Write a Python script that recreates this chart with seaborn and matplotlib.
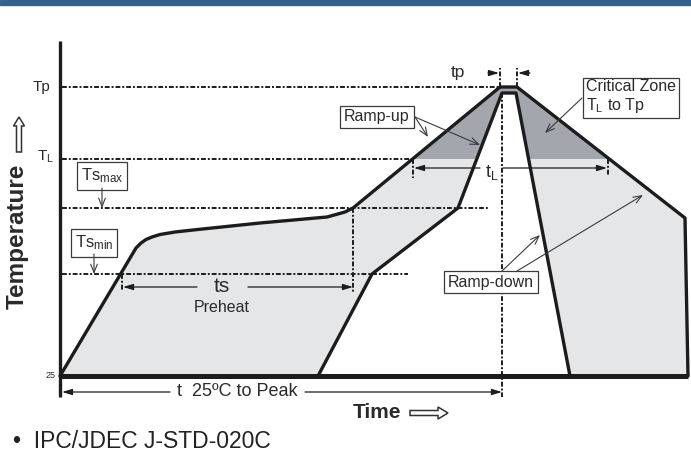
import numpy as np
import matplotlib
matplotlib.use("Agg")
import matplotlib.pyplot as plt
import matplotlib.patches as mpatches
import seaborn as sns

# schematic reflow profile (time / temperature in drawing units)
outer_time = [0, 76, 81, 86, 92, 100, 115, 133, 200, 267, 285, 293, 440, 457, 625, 628]
outer_temp = [0, 128, 133, 136.5, 139, 141.5, 144, 146, 153, 159, 164, 168, 289, 289, 158, 0]
inner_time = [258, 312, 398, 442, 456, 510]
inner_temp = [0, 102, 168, 283, 283, 0]

level_names = ["Ts_min", "Ts_max", "T_L", "Tp"]
level_temps = [102, 168, 217, 289]
level_ends = [348, 428, 353, 440]

t_max_axis = 628
ts_start, ts_end = 62, 293
tl_start, tl_end = 353, 548
tp_start, tp_end = 440, 457
peak_time = 442

LINE = "#1c1c1c"
LIGHT = "#e5e6e8"
DARK = "#a3a6ad"
TXT = "#2a2a2a"

sns.set_theme(style="white")
plt.rcParams["font.family"] = ["Liberation Sans", "DejaVu Sans"]
plt.rcParams["mathtext.fontset"] = "custom"
plt.rcParams["mathtext.rm"] = "Liberation Sans"
plt.rcParams["mathtext.it"] = "Liberation Sans:italic"

fig = plt.figure(figsize=(6.91, 4.57), dpi=100)
ax = fig.add_axes([0, 0, 1, 1])
ax.set_xlim(-60, 631)
ax.set_ylim(-81, 376)
ax.axis("off")

# top banner
fig.add_artist(mpatches.Rectangle((0, 1 - 5 / 457), 1, 5 / 457, transform=fig.transFigure,
                                  color="#34608f", zorder=10))

# filled zones between the two profiles
poly_t = list(outer_time) + list(inner_time[::-1])
poly_T = list(outer_temp) + list(inner_temp[::-1])
ax.fill(poly_t, poly_T, color=LIGHT, lw=0, zorder=1)
dark = ax.fill(poly_t, poly_T, color=DARK, lw=0, zorder=1.1)[0]
clip = mpatches.Rectangle((-100, level_temps[2]), 900, 200, transform=ax.transData)
dark.set_clip_path(clip)

# dotted guide lines
dot = dict(color=LINE, lw=1.4, ls=(0, (2.5, 1, 1, 1)), zorder=2)
for temp, end in zip(level_temps, level_ends):
    ax.plot([2, end], [temp, temp], **dot)
ax.plot([ts_end, ts_end], [level_temps[1], 84], **dot)
ax.plot([ts_start, ts_start], [level_temps[0], 86], **dot)
ax.plot([tl_start, tl_start], [level_temps[2], 198], **dot)
ax.plot([tl_end, tl_end], [level_temps[2], 200], **dot)
ax.plot([peak_time, peak_time], [283, -21], **dot)
ax.plot([tp_start, tp_start], [level_temps[3], 308], **dot)
ax.plot([tp_end, tp_end], [level_temps[3], 308], **dot)

# profile curves
sns.lineplot(x=outer_time, y=outer_temp, sort=False, estimator=None, ax=ax,
             color=LINE, lw=2.4, zorder=4)
sns.lineplot(x=inner_time, y=inner_temp, sort=False, estimator=None, ax=ax,
             color=LINE, lw=2.4, zorder=4)

# axes lines
ax.plot([0, 0], [-21, 335], color=LINE, lw=2.4, solid_capstyle="butt", zorder=5)
ax.plot([0, t_max_axis], [0, 0], color=LINE, lw=3.6, solid_capstyle="butt", zorder=5)

# level labels
ax.text(-10, level_temps[3], "Tp", ha="right", va="center", fontsize=11, color=TXT)
ax.text(-6, level_temps[2] + 2, r"T$_{\rm L}$", ha="right", va="center", fontsize=11, color=TXT)
ax.text(-4, 0, "25", ha="right", va="center", fontsize=6.5, color=TXT)

arr = dict(arrowstyle="-|>,head_length=0.5,head_width=0.15", color=LINE, lw=0.9,
           shrinkA=0, shrinkB=0)
thin = dict(arrowstyle="->,head_length=0.5,head_width=0.2", color="#3a3a3a", lw=0.8,
            shrinkA=0, shrinkB=0)
box = dict(boxstyle="square,pad=0.25", fc="white", ec="#3a3a3a", lw=0.9)

# ts / preheat
y_ts = 89
ax.annotate("", xy=(ts_start + 1, y_ts), xytext=(137, y_ts), arrowprops=arr, zorder=3)
ax.annotate("", xy=(ts_end, y_ts), xytext=(188, y_ts), arrowprops=arr, zorder=3)
ax.text(162, y_ts, "ts", ha="center", va="center", fontsize=15, color=TXT, zorder=3)
ax.text(162, 68, "Preheat", ha="center", va="center", fontsize=11.5, color=TXT, zorder=3)

# t 25C to peak
y_tp = -16
ax.annotate("", xy=(2, y_tp), xytext=(110, y_tp), arrowprops=arr, zorder=3)
ax.annotate("", xy=(peak_time, y_tp), xytext=(245, y_tp), arrowprops=arr, zorder=3)
ax.text(177, y_tp, "t  25ºC to Peak", ha="center", va="center", fontsize=13, color=TXT)

# tL
y_tl = 208
ax.annotate("", xy=(tl_start + 1, y_tl), xytext=(420, y_tl), arrowprops=arr, zorder=3)
ax.annotate("", xy=(tl_end - 1, y_tl), xytext=(443, y_tl), arrowprops=arr, zorder=3)
ax.text(432, y_tl - 4, r"t$_{\rm L}$", ha="center", va="center", fontsize=13, color=TXT, zorder=3)

# tp
y_pk = 303
ax.annotate("", xy=(tp_start - 1, y_pk), xytext=(428, y_pk), arrowprops=arr, zorder=3)
ax.annotate("", xy=(tp_end + 1, y_pk), xytext=(470, y_pk), arrowprops=arr, zorder=3)
ax.text(398, y_pk + 1, "tp", ha="center", va="center", fontsize=12.5, color=TXT)

# boxed callouts
ax.text(42, 200, r"Ts$_{\rm max}$", ha="center", va="center", fontsize=12, color=TXT, bbox=box, zorder=6)
ax.annotate("", xy=(42, level_temps[1]), xytext=(42, 188), arrowprops=thin, zorder=6)
ax.text(34, 133, r"Ts$_{\rm min}$", ha="center", va="center", fontsize=12, color=TXT, bbox=box, zorder=6)
ax.annotate("", xy=(34, level_temps[0]), xytext=(34, 122), arrowprops=thin, zorder=6)

ax.text(317, 259, "Ramp-up", ha="center", va="center", fontsize=11.5, color=TXT, bbox=box, zorder=6)
ax.annotate("", xy=(368, 239), xytext=(355, 259), arrowprops=thin, zorder=6)
ax.annotate("", xy=(420, 231), xytext=(355, 259), arrowprops=thin, zorder=6)

ax.text(431, 94, "Ramp-down", ha="center", va="center", fontsize=11.5, color=TXT, bbox=box, zorder=6)
ax.annotate("", xy=(480, 141), xytext=(442, 105), arrowprops=thin, zorder=6)
ax.annotate("", xy=(583, 181), xytext=(457, 105), arrowprops=thin, zorder=6)

ax.text(526, 279, "Critical Zone\n" + r"T$_{\rm L}$ to Tp", ha="left", va="center", fontsize=11.5,
        color=TXT, linespacing=1.1, bbox=dict(boxstyle="square,pad=0.2", fc="white", ec="#3a3a3a", lw=0.9),
        zorder=6)
ax.annotate("", xy=(485, 243), xytext=(522, 278), arrowprops=thin, zorder=6)

# axis titles with hollow arrows
ax.text(-43, 140, "Temperature", rotation=90, ha="center", va="center", fontsize=17.5,
        fontweight="bold", color=TXT)
ax.add_patch(mpatches.FancyArrow(-41, 224, 0, 35, width=5, head_width=11, head_length=9,
                                 length_includes_head=True, fc="white", ec="#333333", lw=1.1))
ax.text(317, -37, "Time", ha="center", va="center", fontsize=15, fontweight="bold", color=TXT)
ax.add_patch(mpatches.FancyArrow(350, -37, 38, 0, width=5, head_width=12, head_length=10,
                                 length_includes_head=True, fc="white", ec="#333333", lw=1.1))

ax.text(-47, -66, "•  IPC/JDEC J-STD-020C", ha="left", va="center", fontsize=16.5, color="#222222")

fig.savefig("out.png", dpi=100)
┄┄┄┄┄┄┄┄┄┄┄┄┄┄┄┄┄┄┄┄
From the top of the listing above, repeat each line exactly until you reach the line containing "dark.set_clip_path(clip)", and repeat that one too. Leave the pictures out.

▶ _Written reply_:
Write a Python script that recreates this chart with seaborn and matplotlib.
import numpy as np
import matplotlib
matplotlib.use("Agg")
import matplotlib.pyplot as plt
import matplotlib.patches as mpatches
import seaborn as sns

# schematic reflow profile (time / temperature in drawing units)
outer_time = [0, 76, 81, 86, 92, 100, 115, 133, 200, 267, 285, 293, 440, 457, 625, 628]
outer_temp = [0, 128, 133, 136.5, 139, 141.5, 144, 146, 153, 159, 164, 168, 289, 289, 158, 0]
inner_time = [258, 312, 398, 442, 456, 510]
inner_temp = [0, 102, 168, 283, 283, 0]

level_names = ["Ts_min", "Ts_max", "T_L", "Tp"]
level_temps = [102, 168, 217, 289]
level_ends = [348, 428, 353, 440]

t_max_axis = 628
ts_start, ts_end = 62, 293
tl_start, tl_end = 353, 548
tp_start, tp_end = 440, 457
peak_time = 442

LINE = "#1c1c1c"
LIGHT = "#e5e6e8"
DARK = "#a3a6ad"
TXT = "#2a2a2a"

sns.set_theme(style="white")
plt.rcParams["font.family"] = ["Liberation Sans", "DejaVu Sans"]
plt.rcParams["mathtext.fontset"] = "custom"
plt.rcParams["mathtext.rm"] = "Liberation Sans"
plt.rcParams["mathtext.it"] = "Liberation Sans:italic"

fig = plt.figure(figsize=(6.91, 4.57), dpi=100)
ax = fig.add_axes([0, 0, 1, 1])
ax.set_xlim(-60, 631)
ax.set_ylim(-81, 376)
ax.axis("off")

# top banner
fig.add_artist(mpatches.Rectangle((0, 1 - 5 / 457), 1, 5 / 457, transform=fig.transFigure,
                                  color="#34608f", zorder=10))

# filled zones between the two profiles
poly_t = list(outer_time) + list(inner_time[::-1])
poly_T = list(outer_temp) + list(inner_temp[::-1])
ax.fill(poly_t, poly_T, color=LIGHT, lw=0, zorder=1)
dark = ax.fill(poly_t, poly_T, color=DARK, lw=0, zorder=1.1)[0]
clip = mpatches.Rectangle((-100, level_temps[2]), 900, 200, transform=ax.transData)
dark.set_clip_path(clip)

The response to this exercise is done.